Amalfi Coast, Italy
Amalfi Coast: The Most Photographed Coastline in Italy and How to Get There Without Misery
The Amalfi Coast is a UNESCO World Heritage Site, 50 kilometres of cliffs dropping into the Tyrrhenian Sea between Sorrento and Salerno, with villages perched on the rock faces and lemon groves covering every viable slope. The photographs are accurate. So are the problems: the SS163 coastal road is one lane wide in each direction, shared with trucks, tourist buses, scooters, and pedestrians, and in July and August the traffic backs up to genuine standstills for hours.
The sensible approach is to stay in one or two base towns and use the ferry service rather than the road for getting between them. The ferry is slower than the car would be on an empty road and significantly faster than the car in traffic, plus you get the views from the water. Ferries run between Sorrento, Positano, Amalfi, and Salerno from April through October.
The Towns
Positano is the most photographed town on the coast: pastel-coloured buildings stacked down to a pebble beach, bougainvillea on every wall, everything steep. The beach (Spiaggia Grande) is pleasant but not the Maldives; the sand is dark grey. The town is overwhelmed with visitors in July and August; May, June, and September are considerably better. The Path of the Gods (Sentiero degli Dei) hiking trail begins near Positano and is 8 kilometres of clifftop path with views that justify the effort.
Amalfi itself is the historical centre of what was once a maritime republic rivalling Venice in the 10th century. The Cathedral of St. Andrew (Sant’Andrea) with its Byzantine bronze doors and the adjacent cloister of Paradise (Chiostro del Paradiso) rewards time. The papermills producing the handmade Amalfi paper still operate in the valley behind the town; the paper has been made here since the 13th century and several mills are open for visits.

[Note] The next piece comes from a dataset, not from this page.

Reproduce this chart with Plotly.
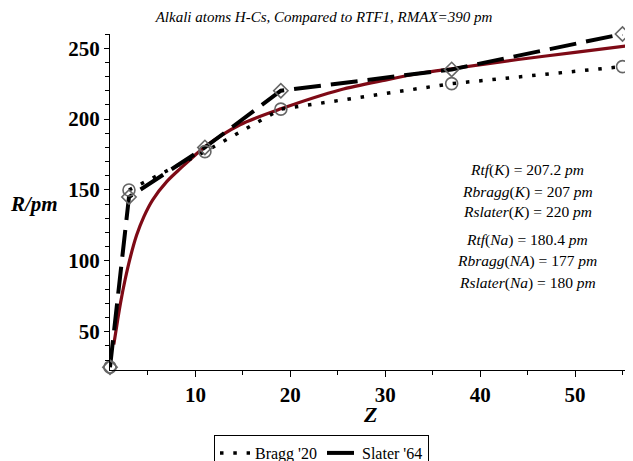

Ravello at 365 metres above the coast is the coolest (literally and figuratively) town in the area. Villa Rufolo and Villa Cimbrone have gardens with views over the coast that the coastal towns cannot match. The Ravello Festival of classical music runs through summer. Fewer day-trippers make it up the hill.
The Path of the Gods
The Sentiero degli Dei runs approximately 8 kilometres between Praiano and Nocelle (above Positano), crossing terraces and mountain ridges with views over the full width of the coast. Allow 3-4 hours. The path requires good footwear and basic hiking fitness; it is not a flat walk. Starting from Praiano in the morning avoids the heat and gets you to Positano for afternoon ferry connections.
Where to Eat
Every coastal restaurant charges for the view. The view is worth some premium; it is not worth a €35 pasta. The restaurants on the back streets of Amalfi town and in the villages above the main drag charge approximately half the seafront prices for equivalent food.
Da Adolfo in Positano, reached by their own boat from the main beach, is the exception: a genuine beachside restaurant with good food and reasonable-for-the-setting prices.
Practical Notes
The nearest airport is Naples (NAP), 65km north. The Circumvesuviana train from Naples to Sorrento takes 75 minutes (€5) and Sorrento is the most practical gateway to the coast by public transport. Car hire for the Amalfi Coast is not recommended unless you enjoy narrow mountain roads with buses coming toward you.